I'm not replying from experience, but it seems to me that reaming would be the first thing to try. If that did not produce the results that I wanted, I could still flycut.
EW

Wireman134
02-16-2010, 09:53 AM
Reaming or drilling the base of the mold is what I would do. I want to keep the weight of the boolit. If this mod is done my concern is the lack of a lube groove near the base, as removing the check shank leaves very little if any groove in that area. I've seen some were this done to a boolit and the last band is super long. If the Lee design started its groves closer to the nose and added a real grove near the base before the check shank, this modification would be a easier task that would retain a lube grove near the base. I've shot some of these without checks but haven't noticed any leading or accuracy issues, this will most likely determine my actions. Fly cutting is really not a option, I want a 300gr. boolit, but most molds are checked.

dubber123
02-16-2010, 10:18 AM
The copy I had of that mould cast at 320+ grains. That would leave some leeway for the flycutting option. I don't know how much flycutting would remove, or if your mould casts as heavy as mine.

Wayne Smith
02-16-2010, 11:57 AM
Couldn't you remove just part of the GC shank, leaving enough for a lube grove? Not very deep, but there would be some.

Wireman134
02-16-2010, 07:02 PM
That's a possibility. But will leave only about a .060" band at the base with a shallow .040" lube grove. I'm thinking a step bit would work in 29/64" but tough to find. A standard 29/64" drill bit? Oh but wait, a 44 case is .456" dia., I have one of those and it measures .454". I did it, used a Lee case chamfer tool to start, then the 29/64ths drill bit by hand, followed by that 44 case I cut teeth in with my Dremel tool cutting wheel. Used a brass bushing as a pilot, dropped into the mold clamped in my vise. Affixed a screw as a shaft to chuck in my battery drill and used some Brasso as cutting fluid, the closest I have to a lapping compound. The brass case doesn't cut to aggressive but it does remove the aluminum gently. I think I can achieve a .060" base band while maintaining a shallow .040" lube grove. I casted a few, and sized to .452". I think I'll work on this a little more to get a wider band, looks good so far.:coffee:

Update: Used 44 case tool and widened last band to .065". Cast mix is approx. 97Pb/1.5Sn/1.5Sb, Bhn 15 after water dropped for 18 hours (lower pic). I think I'll pan lube then dip base in Xlox to fill lower lube grove.

Rem700
02-18-2010, 10:28 AM
I recently had Buckshot remove the GC shank on a 430-310RF mold.
Casting straight WW the boolits drop at 268gr.
I am TL with 45/45/10 formula and have no leading issues at 1500fps useing a Marlin 1894 micro groove barrel. Accuracy has been good at 50yds, Sorry I havnt been able to do any testing at longer distances which will have to waite until spring.

geargnasher
02-18-2010, 04:27 PM
Wireman: I have done exactly what you're doing with the same mould you have, it works great if you are VERY careful cutting the base out.

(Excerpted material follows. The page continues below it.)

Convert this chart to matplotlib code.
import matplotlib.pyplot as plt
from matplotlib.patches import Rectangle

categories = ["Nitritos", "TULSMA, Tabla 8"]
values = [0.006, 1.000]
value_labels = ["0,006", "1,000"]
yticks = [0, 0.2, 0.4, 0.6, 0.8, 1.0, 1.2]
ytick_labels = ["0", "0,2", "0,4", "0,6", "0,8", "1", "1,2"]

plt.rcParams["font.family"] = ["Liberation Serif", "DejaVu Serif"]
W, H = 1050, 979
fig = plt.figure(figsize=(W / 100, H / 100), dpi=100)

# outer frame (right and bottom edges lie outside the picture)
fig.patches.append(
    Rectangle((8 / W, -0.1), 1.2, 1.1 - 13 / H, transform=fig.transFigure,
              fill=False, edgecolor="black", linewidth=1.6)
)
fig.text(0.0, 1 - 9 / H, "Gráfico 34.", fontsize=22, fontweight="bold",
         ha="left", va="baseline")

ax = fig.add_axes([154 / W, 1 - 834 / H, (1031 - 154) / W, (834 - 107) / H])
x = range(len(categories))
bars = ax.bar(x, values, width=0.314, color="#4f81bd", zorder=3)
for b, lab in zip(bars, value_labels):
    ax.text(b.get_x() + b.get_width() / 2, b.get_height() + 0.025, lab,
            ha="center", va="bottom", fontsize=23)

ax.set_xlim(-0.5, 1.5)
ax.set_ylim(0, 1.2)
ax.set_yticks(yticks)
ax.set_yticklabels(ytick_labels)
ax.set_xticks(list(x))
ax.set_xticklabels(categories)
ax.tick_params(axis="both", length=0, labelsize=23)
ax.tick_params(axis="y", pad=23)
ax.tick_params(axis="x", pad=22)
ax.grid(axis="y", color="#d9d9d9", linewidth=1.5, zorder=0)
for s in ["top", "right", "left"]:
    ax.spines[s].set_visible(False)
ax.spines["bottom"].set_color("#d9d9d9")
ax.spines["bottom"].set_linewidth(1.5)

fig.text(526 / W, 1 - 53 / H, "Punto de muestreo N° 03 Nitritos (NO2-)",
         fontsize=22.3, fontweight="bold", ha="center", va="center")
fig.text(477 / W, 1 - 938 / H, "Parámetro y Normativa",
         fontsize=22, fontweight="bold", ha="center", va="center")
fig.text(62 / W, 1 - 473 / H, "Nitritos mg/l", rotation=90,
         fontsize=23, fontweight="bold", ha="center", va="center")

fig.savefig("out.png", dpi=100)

I too was concerned about the narrow base band, but, like 44man has mentioned, it doesn't really matter that much unless you're shooting it in a .454 Casull, and you'd be using a gascheck for that anyway.

The trick is use a 29/64" bit in a good drill press, mount the mould in a drill vise, square the deck, and turn the chuck by HAND. Just carve it out gently, you'll be fine, just get the bottom of your cut even with no bumps.

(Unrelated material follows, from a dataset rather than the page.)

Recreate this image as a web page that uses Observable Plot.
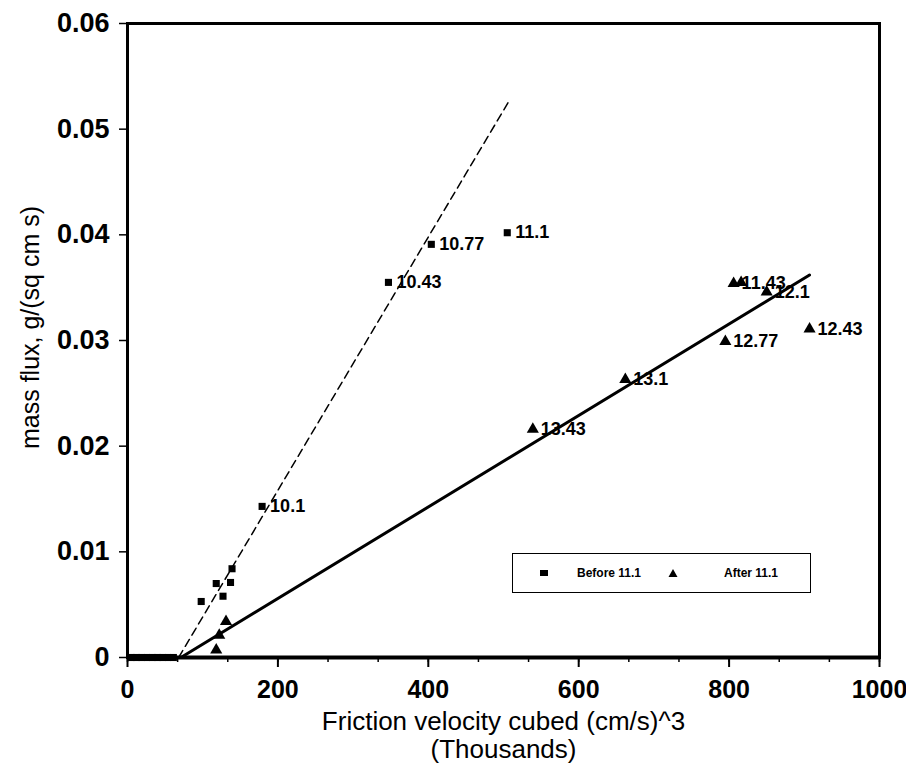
<!DOCTYPE html>
<html>
<head>
<meta charset="utf-8">
<script src="https://cdn.jsdelivr.net/npm/d3@7"></script>
<script src="https://cdn.jsdelivr.net/npm/@observablehq/plot@0.6"></script>
<style>
  body { margin: 0; background: #fff; font-family: "Liberation Sans", Arial, sans-serif; }
  #wrap { position: relative; width: 906px; height: 773px; }
  #legend { position: absolute; left: 512px; top: 553px; width: 299px; height: 40px;
    border: 1.5px solid #000; background: #fff; box-sizing: border-box;
    font-size: 12px; font-weight: bold; color: #000; }
  #legend .it { position: absolute; top: 12px; display: flex; align-items: center; }
</style>
</head>
<body>
<div id="wrap">
  <div id="chart"></div>
  <div id="legend">
    <div class="it" style="left:26px"><svg width="10" height="10"><rect x="1" y="2" width="8" height="6" fill="#000"/></svg><span style="margin-left:28px">Before 11.1</span></div>
    <div class="it" style="left:155px"><svg width="10" height="10"><path d="M5,1 L9.5,9 L0.5,9 Z" fill="#000"/></svg><span style="margin-left:46px">After 11.1</span></div>
  </div>
</div>
<script>
// Before 11.1 (squares)
const beforeX = [5, 12, 19, 26, 33, 40, 47, 54, 61, 98, 118, 127, 137, 139, 179, 347, 404, 505];
const beforeY = [0, 0, 0, 0, 0, 0, 0, 0, 0, 0.0053, 0.0070, 0.0058, 0.0071, 0.0084, 0.0143, 0.0355, 0.0391, 0.0402];
const beforeLabel = ["", "", "", "", "", "", "", "", "", "", "", "", "", "", "10.1", "10.43", "10.77", "11.1"];

// After 11.1 (triangles)
const afterX = [118, 122, 131, 539, 662, 795, 806, 816, 850, 907];
const afterY = [0.0007, 0.0021, 0.0034, 0.0216, 0.0263, 0.0299, 0.0354, 0.0355, 0.0346, 0.0311];
const afterLabel = ["", "", "", "13.43", "13.1", "12.77", "11.43", "", "12.1", "12.43"];

// Fitted lines
const dashedX = [68, 506];
const dashedY = [0, 0.0525];
const solidX = [71, 907];
const solidY = [0, 0.0362];

// Ticks
const xTicks = [0, 200, 400, 600, 800, 1000];
const xMinorTicks = d3.range(0, 1000.01, 1000 / 15);
const yTicks = [0, 0.01, 0.02, 0.03, 0.04, 0.05, 0.06];

const xTitle = "Friction velocity cubed (cm/s)^3";
const xTitle2 = "(Thousands)";
const yTitle = "mass flux, g/(sq cm s)";

const before = beforeX.map((x, i) => ({x, y: beforeY[i], label: beforeLabel[i]}));
const after = afterX.map((x, i) => ({x, y: afterY[i], label: afterLabel[i]}));
const dashed = dashedX.map((x, i) => ({x, y: dashedY[i]}));
const solid = solidX.map((x, i) => ({x, y: solidY[i]}));

const chart = Plot.plot({
  width: 906,
  height: 773,
  marginLeft: 127,
  marginRight: 27,
  marginTop: 23,
  marginBottom: 116,
  x: {domain: [0, 1000]},
  y: {domain: [0, 0.06]},
  style: {fontFamily: "'Liberation Sans', Arial, sans-serif", background: "#fff", color: "#000"},
  marks: [
    Plot.axisY({ticks: yTicks, tickFormat: d => d === 0 ? "0" : d.toFixed(2), tickSize: 8, tickPadding: 10,
      fontSize: 27, fontWeight: "bold", strokeWidth: 1.5, label: null}),
    Plot.axisX({ticks: xMinorTicks, tickSize: 5, tickFormat: () => "", strokeWidth: 1.5, label: null}),
    Plot.axisX({ticks: xTicks, tickSize: 10, tickPadding: 13, tickFormat: d => String(d), fontSize: 25,
      fontWeight: "bold", strokeWidth: 2, label: null}),
    Plot.frame({stroke: "#000", strokeWidth: 3}),
    Plot.line(dashed, {x: "x", y: "y", stroke: "#000", strokeWidth: 1.5, strokeDasharray: "8,5"}),
    Plot.line(solid, {x: "x", y: "y", stroke: "#000", strokeWidth: 3}),
    Plot.ruleY([0], {stroke: "#000", strokeWidth: 4}),
    Plot.dot(before, {x: "x", y: "y", symbol: "square", r: 4, fill: "#000", stroke: null}),
    Plot.dot(after, {x: "x", y: "y", symbol: "triangle", r: 4.5, fill: "#000", stroke: null}),
    Plot.text(before.filter(d => d.label), {x: "x", y: "y", text: "label", dx: 8, textAnchor: "start",
      fontSize: 18, fontWeight: "bold", fill: "#000"}),
    Plot.text(after.filter(d => d.label), {x: "x", y: "y", text: "label", dx: 8, textAnchor: "start",
      fontSize: 18, fontWeight: "bold", fill: "#000"}),
    Plot.text([xTitle], {frameAnchor: "bottom", dy: 72, fontSize: 26, fill: "#000"}),
    Plot.text([xTitle2], {frameAnchor: "bottom", dy: 100, fontSize: 26, fill: "#000"}),
    Plot.text([yTitle], {frameAnchor: "left", textAnchor: "middle", dx: -97, dy: -13, rotate: -90,
      fontSize: 25, fill: "#000"})
  ]
});
document.getElementById("chart").appendChild(chart);
</script>
</body>
</html>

It is important to lap the base of the mould after doing this, it ensures concentricity and polishes any burrs/grooves left from cutting. It also brings the base up to size, as a 29/64ths hole is about .453" but makes for about a .4515" ase band with WW alloy.

These boolits shoot great, the only reason I chose to drill out the GC shank was to gain a lube groove and make the boolits cleaner to lube/size, no lube in the GC recess.

For the record, doing this added exactly five grains to the boolit weight, and the extra lube groove really isn't necessary, the boolit will work just fine with one, they are large enough on this design, even with rifles.

Hope this helps,

Gear

Wireman134
02-18-2010, 11:45 PM
Thanks, geargnasher, for the encouragement. That 44 case I made a hole saw out of seems to do a fine job of lapping. I might be doing a little more with this tool to get the base band too full diameter at the grove transition. My base as cast is about .455"-.460" and sizes down to .452" just fine in the Lee sizer. I'd like that bottom band to be a little more square at the transition into the grove. Nice to no I got a bigger hammer now with that extra 5 grains. [smilie=w: If I might ask what did this boolit weight prior to the mod.